Service hours of the mobile banking service will depend on anticipated local demand.

Responding to the announcement that Lloyds’ pre-tax profits hit £3.1 billion in the first half of 2018, amid plans to close more than 80 bank branches, Federation of Small Businesses (FSB) National Chairman Mike Cherry has said:

“The rapid pace of bank branch closures is hurting high streets all over the country. Thousands of small businesses regularly use branches to deposit and withdraw cash, access advice around new finance and receive in-person support when online banking services crash. We’ve lost more than 1,500 branches in the past two years alone – a figure that’s set to rise to 2,000 by the end of this year. On top of that, we’ve lost 1,500 cash points since LINK announced cuts to cash machine funding a few months ago.

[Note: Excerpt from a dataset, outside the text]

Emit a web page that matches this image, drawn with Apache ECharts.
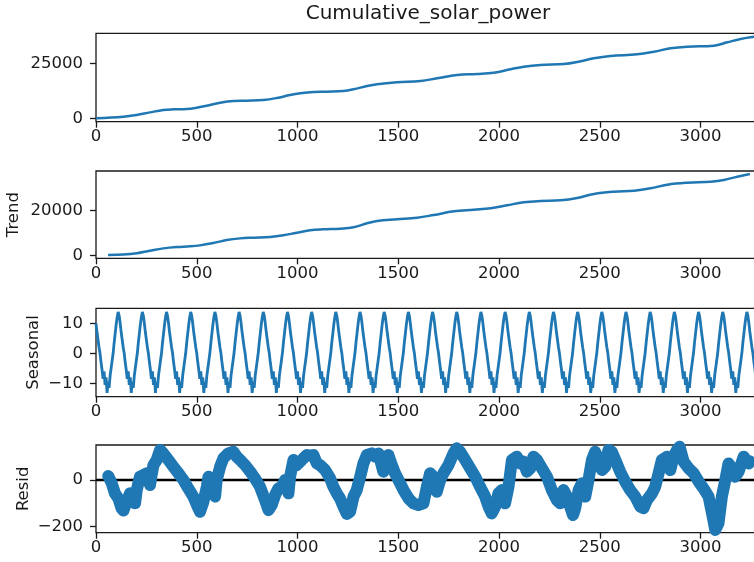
<!DOCTYPE html>
<html>
<head>
<meta charset="utf-8">
<script src="https://cdn.jsdelivr.net/npm/echarts@6/dist/echarts.min.js"></script>
<style>
  html, body { margin: 0; padding: 0; background: #fff; }
  #chart { width: 754px; height: 562px; }
</style>
</head>
<body>
<div id="chart"></div>
<script>
const cumX = [0, 136, 202, 268, 334, 384, 450, 500, 549, 616, 682, 748, 831, 897, 963, 1013, 1080, 1146, 1228, 1278, 1345, 1395,
  1494, 1610, 1693, 1792, 1892, 1974, 2057, 2123, 2206, 2322, 2388, 2471, 2553, 2686, 2769, 2851, 2934, 3067, 3133, 3199, 3267, 3305]
const cumY = [0, 700, 1500, 2700, 3770, 4090, 4230, 4820, 5730, 7090, 7860, 8000, 8320, 9230, 10590, 11360, 11950, 12090, 12400, 13180, 14680, 15500,
  16360, 16950, 18180, 19680, 20130, 20730, 22270, 23450, 24230, 24680, 25590, 27270, 28320, 29090, 30270, 31810, 32540, 32990, 34540, 36040, 37100, 37600]

const trendX = [60, 136, 202, 268, 334, 400, 467, 516, 582, 649, 715, 781, 864, 930, 996, 1062, 1128, 1211, 1278, 1345, 1395,
  1494, 1594, 1676, 1776, 1875, 1958, 2040, 2123, 2206, 2305, 2388, 2471, 2570, 2670, 2752, 2835, 2934, 3050, 3116, 3182, 3245]
const trendY = [300, 500, 1070, 2220, 3260, 3870, 4160, 4590, 5630, 6960, 7700, 8000, 8300, 9050, 10220, 11260, 11700, 12000, 12620, 14400, 15420,
  16170, 16890, 18090, 19730, 20440, 21060, 22400, 23730, 24310, 24620, 25640, 27420, 28440, 28890, 29950, 31550, 32440, 32890, 33640, 35110, 36310]

// one seasonal period (120 steps), sampled every 5, starting at x = 0
const seasonalStep = 5
const seasonalPeriod = 120
const seasonalCycle = [10.0, 7.0, 4.5, 2.0, 0.0, -3.0, -5.5, -8.5, -6.0, -10.5, -8.0, -13.2,
  -9.5, -11.5, -7.5, -5.0, -2.5, 0.0, 3.5, 6.5, 9.5, 12.0, 13.8, 12.5]
const lastIndex = 3305

const residX = [61, 78, 94, 111, 127, 136, 152, 169, 177, 194, 202, 218, 235, 252, 268, 276, 285, 301, 318, 334, 359, 384, 409, 434,
  458, 483, 508, 516, 533, 550, 558, 574, 591, 599, 616, 632, 657, 682, 698, 723, 740, 765, 789, 814, 839, 856, 872, 889, 905, 922,
  938, 955, 963, 980, 996, 1021, 1046, 1062, 1079, 1096, 1112, 1137, 1162, 1178, 1195, 1211, 1228, 1245, 1261, 1278, 1294, 1311,
  1327, 1344, 1369, 1385, 1402, 1426, 1435, 1451, 1468, 1484, 1501, 1526, 1551, 1575, 1600, 1625, 1642, 1658, 1675, 1691, 1708,
  1724, 1749, 1774, 1790, 1807, 1832, 1857, 1882, 1906, 1931, 1948, 1964, 1981, 1997, 2014, 2030, 2047, 2064, 2088, 2105, 2121,
  2138, 2155, 2171, 2188, 2213, 2238, 2262, 2287, 2304, 2320, 2337, 2353, 2367, 2378, 2395, 2411, 2428, 2444, 2461, 2477, 2494,
  2511, 2527, 2543, 2560, 2577, 2601, 2626, 2651, 2676, 2701, 2717, 2734, 2759, 2775, 2792, 2808, 2833, 2850, 2866, 2883, 2896,
  2916, 2941, 2966, 2991, 3015, 3040, 3057, 3073, 3089, 3106, 3123, 3139, 3156, 3172, 3189, 3214, 3239, 3245]
const residY = [17, -14, -57, -79, -121, -131, -93, -57, -86, -100, -43, 14, 21, 29, -21, 21, 64, 86, 129, 114, 86, 57, 29, 0,
  -36, -71, -121, -136, -93, -29, 14, -43, -71, 0, 57, 93, 114, 121, 100, 79, 64, 36, 7, -29, -86, -129, -107, -64, -36, -29,
  0, -57, 14, 86, 64, 86, 107, 104, 107, 71, 64, 43, 7, -29, -57, -79, -114, -145, -136, -71, -43, 14,
  71, 107, 114, 100, 114, 36, 93, 107, 64, 29, 0, -43, -79, -100, -107, -100, -29, 29, 14, -50, 0,
  29, 64, 114, 136, 121, 86, 50, 14, -29, -71, -114, -143, -114, -57, -43, -100, -29, 86, 100, 71, 79,
  36, 50, 100, 86, 50, 14, -43, -86, -100, -43, -71, -114, -150, -121, -43, -14, -71, 0, 86, 121, 86,
  43, 57, 129, 121, 86, 36, -7, -43, -71, -114, -121, -86, -57, -29, 29, 86, 100, 43, 100, 129, 143,
  79, 50, 29, -7, -36, -71, -143, -214, -186, -71, 0, 71, 50, 14, 36, 100, 71, 80]

const xTicks = [0, 500, 1000, 1500, 2000, 2500, 3000]

const zip = (xs, ys) => xs.map((x, i) => [x, ys[i]])

const seasonalData = []
for (let x = 0; x <= lastIndex; x += seasonalStep) {
  seasonalData.push([x, seasonalCycle[(x % seasonalPeriod) / seasonalStep]])
}

const blue = '#1f77b4'
const ink = '#1a1a1a'
const font = 'DejaVu Sans'

const panels = [
  { top: 33.3, height: 88.4, min: -1545, max: 38630, ticks: [0, 25000], name: '', gap: 0 },
  { top: 171, height: 87.3, min: -1155, max: 37640, ticks: [0, 20000], name: 'Trend', gap: 74 },
  { top: 308.3, height: 88.4, min: -14.47, max: 15, ticks: [-10, 0, 10], name: 'Seasonal', gap: 54 },
  { top: 445, height: 87.7, min: -225.7, max: 150, ticks: [-200, 0], name: 'Resid', gap: 64 }
]

const fmt = v => String(v).replace('-', '\u2212')

const option = {
  animation: false,
  backgroundColor: '#fff',
  title: {
    text: 'Cumulative_solar_power',
    left: 428,
    top: 4,
    padding: 0,
    textAlign: 'center',
    textStyle: { fontFamily: font, fontSize: 20, fontWeight: 'normal', color: ink }
  },
  grid: panels.map(p => ({
    left: 96,
    width: 666,
    top: p.top,
    height: p.height,
    show: true,
    borderColor: ink,
    borderWidth: 1.3,
    outerBoundsMode: 'none'
  })),
  xAxis: panels.map((p, i) => ({
    type: 'value',
    gridIndex: i,
    min: 0,
    max: lastIndex,
    axisLine: { show: false, onZero: false },
    splitLine: { show: false },
    axisTick: { show: true, length: 6, customValues: xTicks, lineStyle: { color: ink, width: 1.3 } },
    axisLabel: { customValues: xTicks, margin: 7, fontFamily: font, fontSize: 16.5, color: ink, formatter: fmt }
  })),
  yAxis: panels.map((p, i) => ({
    type: 'value',
    gridIndex: i,
    min: p.min,
    max: p.max,
    name: p.name,
    nameLocation: 'middle',
    nameGap: p.gap,
    nameRotate: 90,
    nameMoveOverlap: false,
    nameTextStyle: { fontFamily: font, fontSize: 16.5, color: ink },
    axisLine: { show: false, onZero: false },
    splitLine: { show: false },
    axisTick: { show: true, length: 6, customValues: p.ticks, lineStyle: { color: ink, width: 1.3 } },
    axisLabel: { customValues: p.ticks, margin: 13, fontFamily: font, fontSize: 16.5, color: ink, formatter: fmt }
  })),
  series: [
    {
      type: 'line', xAxisIndex: 0, yAxisIndex: 0, data: zip(cumX, cumY),
      showSymbol: false, smooth: 0.4, lineStyle: { color: blue, width: 2.5 }
    },
    {
      type: 'line', xAxisIndex: 1, yAxisIndex: 1, data: zip(trendX, trendY),
      showSymbol: false, smooth: 0.4, lineStyle: { color: blue, width: 2.5 }
    },
    {
      type: 'line', xAxisIndex: 2, yAxisIndex: 2, data: seasonalData,
      showSymbol: false, lineStyle: { color: blue, width: 2.8 }
    },
    {
      type: 'line', xAxisIndex: 3, yAxisIndex: 3, data: [[0, 0], [lastIndex, 0]],
      showSymbol: false, z: 1, lineStyle: { color: '#000', width: 2.5 }
    },
    {
      type: 'line', xAxisIndex: 3, yAxisIndex: 3, data: zip(residX, residY),
      showSymbol: false, z: 2,
      lineStyle: { color: blue, width: 12, cap: 'round', join: 'round' }
    }
  ]
}

const chart = echarts.init(document.getElementById('chart'))
chart.setOption(option)
</script>
</body>
</html>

“This squeeze on banking services and free access to cash means less footfall on struggling high streets and less cashflow in local economies. The result of which is, inevitably, slower growth.

“More than 90 per cent of our members use online banking. There are plenty of occasions, though, when those online services need to be complemented by in-person advice and support. We need to remember that over a third of adults, often vulnerable consumers, do not use online banking. A key issue is that banks are under no obligation to publicly consult on branch closures before final decisions are made or invest to improve replacement Post Office services as they leave town. The Access to Banking Standard must be strengthened.

“We urge all small firms who secured a business loan prior to 2010 to consult the Financial Conduct Authority’s guidance on Payment Protection Insurance before the deadline next year. Too many small firms were mis-sold PPI policies. It’s vital that all those affected receive compensation.”